Orbán, who for years has waged an intense propaganda campaign against “Brussels”, is finding himself increasingly isolated among his European peers.
Two weeks ago, during the European Parliament debate on “the situation in Hungary”, Alliance of Liberals and Democrats for Europe group leader Guy Verhofstadt compared the young Viktor Orbán of 1989 to Emmanuel Macron.
“I would say you were like the Emmanuel Macron of Hungary in 1989,” Verhofstadt said. “I don’t think Emmanuel Macron will be pleased with what I have said today, though I didn’t say it French so I hope that it doesn’t make a lot [of problems].”
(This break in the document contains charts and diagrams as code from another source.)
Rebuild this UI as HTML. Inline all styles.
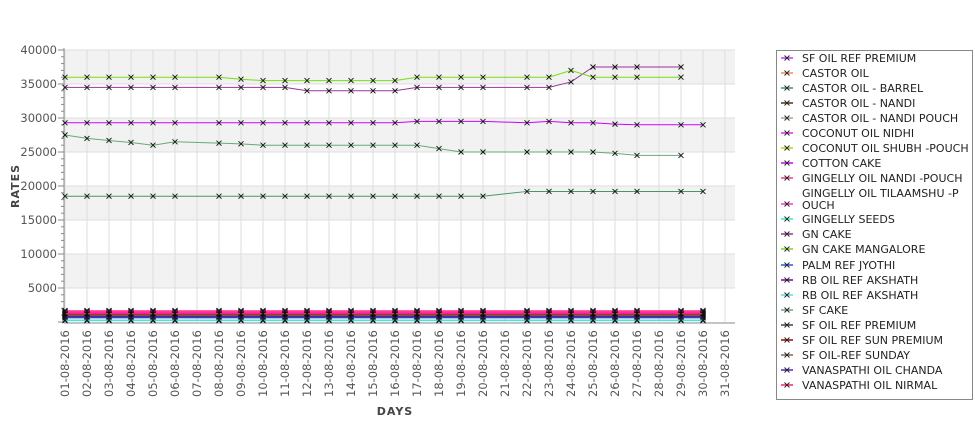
<!DOCTYPE html>
<html><head><meta charset="utf-8"><style>
body{margin:0;background:#fff;width:975px;height:429px;overflow:hidden;font-family:"DejaVu Sans","Liberation Sans",sans-serif}
svg text{font-family:"DejaVu Sans","Liberation Sans",sans-serif}
</style></head><body>
<svg id="chart" width="975" height="429" xmlns="http://www.w3.org/2000/svg">
<g id="bg"></g><g id="grid"></g><g id="axes"></g><g id="series"></g><g id="legend"></g>
</svg>
<script>
const days=[1,2,3,4,5,6,8,9,10,11,12,13,14,15,16,17,18,19,20,22,23,24,25,26,27,29,30];
const yTicks=[5000,10000,15000,20000,25000,30000,35000,40000];
const seriesNames=[" SF OIL REF PREMIUM","CASTOR OIL","CASTOR OIL - BARREL","CASTOR OIL - NANDI","CASTOR OIL - NANDI POUCH","COCONUT OIL NIDHI","COCONUT OIL SHUBH -POUCH","COTTON CAKE","GINGELLY OIL NANDI -POUCH","GINGELLY OIL TILAAMSHU -P|OUCH","GINGELLY SEEDS","GN CAKE","GN CAKE MANGALORE","PALM REF JYOTHI","RB OIL REF  AKSHATH","RB OIL REF AKSHATH","SF CAKE","SF OIL REF PREMIUM","SF OIL REF SUN PREMIUM","SF OIL-REF SUNDAY","VANASPATHI OIL CHANDA","VANASPATHI OIL NIRMAL"];
const seriesColors=["#cc33ff","#ff8855","#449966","#553311","#aaaa88","#ee22ee","#aadd00","#cc00ff","#ff3399","#ff33cc","#33eecc","#993399","#77dd11","#2255ee","#7700aa","#55dddd","#66aa77","#334455","#aa0000","#886655","#5522cc","#ff2266"];
const rep=(v,n)=>Array(n).fill(v);
const s_gnm=[36000,36000,36000,36000,36000,36000,36000,35700,35500,35500,35500,35500,35500,35500,35500,36000,36000,36000,36000,36000,36000,37000,36000,36000,36000,36000,null];
const s_gn=[34500,34500,34500,34500,34500,34500,34500,34500,34500,34500,34000,34000,34000,34000,34000,34500,34500,34500,34500,34500,34500,35300,37500,37500,37500,37500,null];
const s_cotton=[29300,29300,29300,29300,29300,29300,29300,29300,29300,29300,29300,29300,29300,29300,29300,29500,29500,29500,29500,29300,29500,29300,29300,29100,29000,29000,29000];
const s_sfcake=[27500,27000,26700,26400,26000,26500,26300,26200,26000,26000,26000,26000,26000,26000,26000,26000,25500,25000,25000,25000,25000,25000,25000,24800,24500,24500,null];
const s_barrel=[18500,18500,18500,18500,18500,18500,18500,18500,18500,18500,18500,18500,18500,18500,18500,18500,18500,18500,18500,19200,19200,19200,19200,19200,19200,19200,19200];
const lowValues=[1300,1700,null,900,1000,1400,1100,null,1500,1600,200,null,null,600,1200,300,null,800,1050,1150,700,1250];
const seriesData=seriesNames.map((n,i)=>{
 if(i===2)return s_barrel; if(i===7)return s_cotton; if(i===11)return s_gn; if(i===12)return s_gnm; if(i===16)return s_sfcake;
 return rep(lowValues[i],days.length);
});
const NS="http://www.w3.org/2000/svg";
const X0=65,DX=22,Y0=322,YT=50,YMAX=40000;
const xs=d=>X0+(d-1)*DX;
const ys=v=>Y0-(v/YMAX)*(Y0-YT);
function mk(tag,attrs,parent,text){const e=document.createElementNS(NS,tag);for(const k in attrs)e.setAttribute(k,attrs[k]);if(text!==undefined)e.textContent=text;parent.appendChild(e);return e;}
const bg=document.getElementById('bg'),grid=document.getElementById('grid'),axes=document.getElementById('axes'),ser=document.getElementById('series'),leg=document.getElementById('legend');
for(let v=0;v<YMAX;v+=5000){ if(((v/5000)%2)===1){const r=mk('rect',{x:X0-1,y:ys(v+5000),width:725-X0+1+10,height:ys(v)-ys(v+5000),fill:'#f2f2f2'},bg);

}}
for(let d=1;d<=31;d++){const l=mk('line',{x1:xs(d),x2:xs(d),y1:YT,y2:Y0,stroke:'#dedede','stroke-width':1},grid);

}
yTicks.forEach(v=>{const l=mk('line',{x1:X0-1,x2:735,y1:ys(v),y2:ys(v),stroke:'#dedede','stroke-width':1},grid);


const t=mk('text',{x:57,y:ys(v)+4,'text-anchor':'end','font-size':11.5,fill:'#555'},axes,String(v));

});
for(let v=0;v<=YMAX;v+=1000){mk('line',{x1:v%5000===0?58:61,x2:64,y1:ys(v),y2:ys(v),stroke:'#888'},axes);}
mk('line',{x1:64,x2:64,y1:YT-2,y2:Y0+1,stroke:'#888'},axes);
mk('line',{x1:64,x2:735,y1:Y0+1,y2:Y0+1,stroke:'#888'},axes);
for(let d=1;d<=31;d++){const lab=(d<10?'0':'')+d+'-08-2016';
const t=mk('text',{x:0,y:0,transform:`translate(${xs(d)+4},397) rotate(-90)`,'font-size':11.5,fill:'#555'},axes,lab);

}
const yt=mk('text',{transform:'translate(19,186) rotate(-90)','text-anchor':'middle','font-size':11,'font-weight':'bold',fill:'#444','letter-spacing':'1'},axes,'RATES');


const xt=mk('text',{x:395,y:415,'text-anchor':'middle','font-size':11,'font-weight':'bold',fill:'#444','letter-spacing':'1'},axes,'DAYS');


seriesData.forEach((vals,i)=>{const g=mk('g',{},ser);


let pts=[];vals.forEach((v,j)=>{if(v!=null)pts.push([xs(days[j]),ys(v)]);});
if(pts.length){const p=mk('polyline',{points:pts.map(p=>p.join(',')).join(' '),fill:'none',stroke:seriesColors[i],'stroke-width':1},g);

}
pts.forEach(([x,y])=>{const m=mk('path',{d:`M${x-2.5},${y-2.5}L${x+2.5},${y+2.5}M${x-2.5},${y+2.5}L${x+2.5},${y-2.5}`,stroke:'#111','stroke-width':0.9},g);

});});
const lb=mk('rect',{x:776.5,y:50.5,width:196,height:349,fill:'#fff',stroke:'#888'},leg);


let y=58;
seriesNames.forEach((n,i)=>{const parts=n.split('|');const h=parts.length>1?26:15;if(i===13)y+=1;
const g=mk('g',{},leg);


const cy=y+(parts.length>1?h/2-2:0);
mk('line',{x1:781,x2:793,y1:cy,y2:cy,stroke:seriesColors[i],'stroke-width':1.5},g);
mk('path',{d:`M${784.5},${cy-2.5}L${789.5},${cy+2.5}M${784.5},${cy+2.5}L${789.5},${cy-2.5}`,stroke:'#222','stroke-width':0.9},g);
parts.forEach((p,k)=>mk('text',{x:802,y:y+4+k*12,'font-size':11,fill:'#222'},g,p));
y+=h;});
</script>
</body></html>
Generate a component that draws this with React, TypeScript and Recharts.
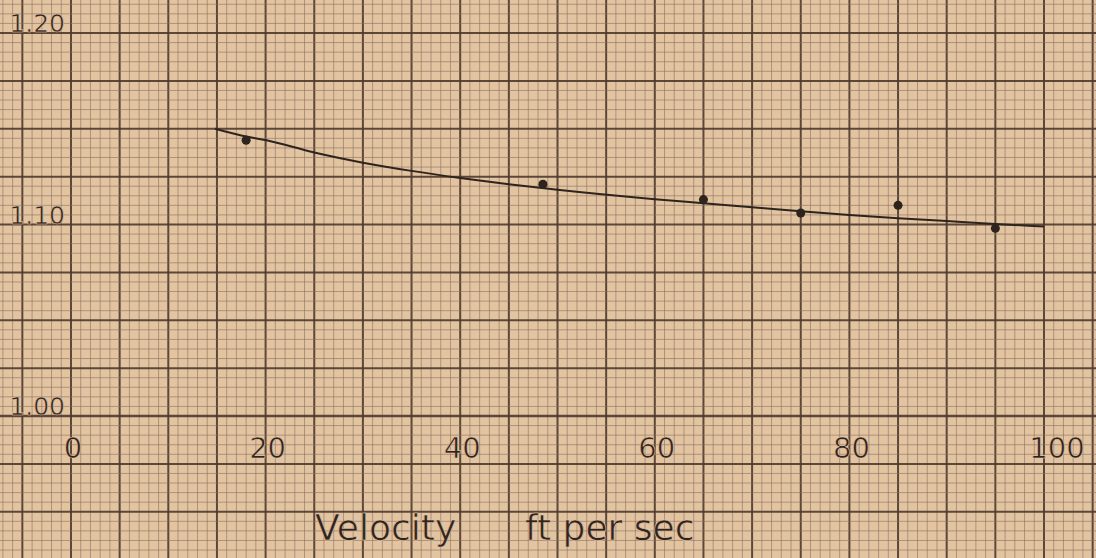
import {
  ComposedChart,
  Line,
  Scatter,
  XAxis,
  YAxis,
  ReferenceLine,
} from 'recharts';

// measured points (velocity ft/sec, ratio)
const VELOCITY = [18, 48.5, 65, 75, 85, 95];
const RATIO = [1.144, 1.121, 1.113, 1.106, 1.11, 1.098];

// hand-drawn fitted curve
const CURVE_V = [14.8, 17.5, 20, 25, 30, 35, 40, 45, 50, 60, 65, 70, 75, 80, 85, 90, 95, 100];
const CURVE_R = [
  1.15, 1.1465, 1.1441, 1.1376, 1.1323, 1.128, 1.1243, 1.121, 1.1181, 1.1132, 1.1111,
  1.109, 1.1069, 1.105, 1.1033, 1.1018, 1.1003, 1.0989,
];

const X_TICKS = [0, 20, 40, 60, 80, 100];
const Y_TICKS = [1.0, 1.1, 1.2];

const PAPER = '#e3c4a1';
const INK = '#2e241e';
const FINE = '#8a7060';
const HEAVY = '#4c3a2e';
const FONT = '"DejaVu Sans", sans-serif';

// graph paper rulings: 1 unit / 0.005, heavy every 5
const X_GRID: number[] = [];
for (let v = -7; v <= 105; v++) X_GRID.push(v);
const Y_GRID: number[] = [];
for (let k = 186; k <= 243; k++) Y_GRID.push(k);

const X_EDGE: [number, number] = [-7.4, 105.4];
const Y_EDGE: [number, number] = [0.925, 1.218];

const points = VELOCITY.map((v, i) => ({ v, r: RATIO[i] }));
const curve = CURVE_V.map((v, i) => ({ v, r: CURVE_R[i] }));

// lettering-guide ink is thin: a light paper-coloured stroke slims the glyphs
const inkText = {
  fill: '#2f2520',
  fontFamily: FONT,
  stroke: PAPER,
  strokeWidth: 0.6,
};

function XTick({ x, y, payload }: any) {
  const dx = payload.value === 100 ? 13 : 2;
  return (
    <text x={x + dx} y={y + 34} textAnchor="middle" fontSize={29} {...inkText}>
      {payload.value}
    </text>
  );
}

function YTick({ x, y, payload }: any) {
  return (
    <text x={x + 2} y={y - 1} textAnchor="end" fontSize={25} {...inkText}>
      {payload.value.toFixed(2)}
    </text>
  );
}

function VelocityLabel({ viewBox }: any) {
  const { x, y } = viewBox;
  return (
    <text y={y + 124} fontSize={36} {...inkText}>
      <tspan x={x + 244}>Velocity</tspan>
      <tspan x={x + 454}>ft per sec</tspan>
    </text>
  );
}

export default function App() {
  return (
    <div
      style={{
        position: 'fixed',
        left: 0,
        top: 0,
        width: 1096,
        height: 558,
        background: PAPER,
        overflow: 'hidden',
      }}
    >
      <ComposedChart
        width={1096}
        height={558}
        margin={{ top: 33, right: 52, left: 0, bottom: 0 }}
      >
        {X_GRID.map((v) => (
          <ReferenceLine
            key={`vx${v}`}
            segment={[
              { x: v, y: Y_EDGE[0] },
              { x: v, y: Y_EDGE[1] },
            ]}
            ifOverflow="visible"
            stroke={v % 5 === 0 ? HEAVY : FINE}
            strokeWidth={v % 5 === 0 ? 2 : 1}
            strokeOpacity={v % 5 === 0 ? 0.9 : 0.6}
          />
        ))}
        {Y_GRID.map((k) => (
          <ReferenceLine
            key={`hy${k}`}
            segment={[
              { x: X_EDGE[0], y: k * 0.005 },
              { x: X_EDGE[1], y: k * 0.005 },
            ]}
            ifOverflow="visible"
            stroke={k % 5 === 0 ? HEAVY : FINE}
            strokeWidth={k === 200 ? 2.5 : k % 5 === 0 ? 2 : 1}
            strokeOpacity={k % 5 === 0 ? 0.9 : 0.6}
          />
        ))}
        <XAxis
          type="number"
          dataKey="v"
          domain={[0, 100]}
          ticks={X_TICKS}
          allowDataOverflow
          axisLine={false}
          tickLine={false}
          height={142}
          tick={<XTick />}
          label={<VelocityLabel />}
        />
        <YAxis
          type="number"
          dataKey="r"
          domain={[1.0, 1.2]}
          ticks={Y_TICKS}
          allowDataOverflow
          axisLine={false}
          tickLine={false}
          width={71}
          tick={<YTick />}
        />
        <Line
          data={curve}
          dataKey="r"
          type="monotone"
          stroke={INK}
          strokeWidth={2}
          dot={false}
          isAnimationActive={false}
        />
        <Scatter data={points} dataKey="r" fill={INK} isAnimationActive={false} />
      </ComposedChart>
    </div>
  );
}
Just days after the EP debate, the Presidency of the European People’s Party (EPP) held a closed-door meeting with Orbán, challenging Hungary’s higher education law (Lex CEU), a bill which stigmatizes NGOs, and the anti-EU national consultation.
“The EPP has also made it clear to our Hungarian partners that the blatant anti-EU rhetoric of the ‘Let’s stop Brussels’ consultation is unacceptable,” EPP President Joseph Daul reportedly said after the meeting. “The constant attacks on Europe, which Fidesz has launched for years, have reached a level we cannot tolerate.
This consultation has been deeply misleading. The European Union was founded by visionary representatives of the EPP, and our convictions are deeply pro-European. We do not have to remind Viktor Orbán, of all people, that decisions in Brussels are taken collectively by European governments, including his Hungarian government, and by the European Parliament, which includes representatives of the Hungarian people,” Daul said.
Macron, who founded France’s centrist, transpartisan liberal party En Marche!, has been unambiguous about his desire to see a stronger, more unified Europe.
“Mr. Macron is ardently pro-Europe and has portrayed himself almost as the anti-Le Pen,” The New York Times reported in April.